Chiusa la parentesi, il vero problema sta nelle premesse: l'unico modo per mandare i nipotini contro quei tre piattissimi pendagli da forca nella ricerca delle pietre senza coinvolgere Archimede o altre figure adulte è proprio quella di trasformare tutti in supereroi e, allo stesso modo di One Piece, relegare ciascuno al proprio "scontro del destino" con la trama che è costretta a fermarsi per far spazio ad ogni scontro. Peccato che questo non sia One Piece e che si sarebbe potuta imbastire, a scapito della "quotidianità" dei nipotini, una vera e propria ricerca archeologica a cui avrebbero preso parte Archimede da una parte e il padre dei tre marmocchi dall'altra: sarebbe stata tutta un'altra storia, di questo ne sono consapevole, però almeno sarebbe stata una storia per tutti in cui chiunque avrebbe potuto trovarvi qualcosa, che è poi una componente imprescindibile e che testimonia la versatilità del Topolino, e non bisogna mai dimenticarlo: cosa può dire ad un giovane o ad un adulto Qui contro un coso (mi rifiuto di chiamarlo personaggio) informe che può esercitare un controllo mentale sulle persone che, guarda caso, svanisce non appena questi si allontana? E, allo stesso modo, dubito che i succitati si rivedranno in quella cotta di Qui, soprattutto quando (si spera di no) sarà magicamente corrisposta.
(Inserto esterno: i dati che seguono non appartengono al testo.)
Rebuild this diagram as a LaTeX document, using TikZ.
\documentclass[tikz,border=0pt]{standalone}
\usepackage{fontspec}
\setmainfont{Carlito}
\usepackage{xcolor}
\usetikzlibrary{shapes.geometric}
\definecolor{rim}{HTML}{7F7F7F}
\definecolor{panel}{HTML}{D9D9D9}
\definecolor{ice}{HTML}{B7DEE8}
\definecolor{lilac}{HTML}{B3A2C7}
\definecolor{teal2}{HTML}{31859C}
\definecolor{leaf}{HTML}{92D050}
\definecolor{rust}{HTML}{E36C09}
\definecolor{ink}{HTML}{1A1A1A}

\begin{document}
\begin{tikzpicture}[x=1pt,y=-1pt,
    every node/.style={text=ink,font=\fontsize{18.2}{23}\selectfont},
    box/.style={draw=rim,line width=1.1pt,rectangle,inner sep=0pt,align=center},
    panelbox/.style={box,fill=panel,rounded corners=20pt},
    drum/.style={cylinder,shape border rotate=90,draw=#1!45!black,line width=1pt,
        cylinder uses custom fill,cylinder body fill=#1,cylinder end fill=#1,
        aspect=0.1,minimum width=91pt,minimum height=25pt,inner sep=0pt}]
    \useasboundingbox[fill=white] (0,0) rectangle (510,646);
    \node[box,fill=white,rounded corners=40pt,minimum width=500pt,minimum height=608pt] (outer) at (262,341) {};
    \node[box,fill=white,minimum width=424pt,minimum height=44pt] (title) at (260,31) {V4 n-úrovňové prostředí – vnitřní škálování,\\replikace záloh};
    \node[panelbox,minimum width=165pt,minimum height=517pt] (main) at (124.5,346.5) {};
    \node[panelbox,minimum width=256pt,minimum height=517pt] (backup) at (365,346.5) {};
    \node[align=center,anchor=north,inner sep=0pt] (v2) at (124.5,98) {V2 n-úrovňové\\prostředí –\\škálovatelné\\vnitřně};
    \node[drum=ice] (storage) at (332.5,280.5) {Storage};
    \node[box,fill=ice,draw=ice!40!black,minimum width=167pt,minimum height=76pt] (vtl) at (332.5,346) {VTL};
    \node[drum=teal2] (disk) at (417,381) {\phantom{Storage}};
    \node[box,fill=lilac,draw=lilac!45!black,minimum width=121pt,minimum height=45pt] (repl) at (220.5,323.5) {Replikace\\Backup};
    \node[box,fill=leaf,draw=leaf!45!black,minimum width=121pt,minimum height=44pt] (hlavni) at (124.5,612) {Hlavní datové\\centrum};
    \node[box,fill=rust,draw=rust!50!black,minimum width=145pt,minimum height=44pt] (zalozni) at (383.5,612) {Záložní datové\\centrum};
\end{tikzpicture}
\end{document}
Però, ripeto: purtroppo il mio pensiero corrisponde poco ai vent'anni che mi porto dietro, e quindi non riesco proprio a non guardare con freddezza e dissenso queste trovate, mentre sono sicuro che a qualcuno molto più giovane, o semplicemente a una persona più sensibile del sottoscritto, questa storia potrà pure piacere, e, volendo, anche divertire.
Urbano meno simile a Turconi, fortunatamente: speriamo che mantenga la sua cifra anche nelle prossime puntate, è sempre una gioia per gli occhi.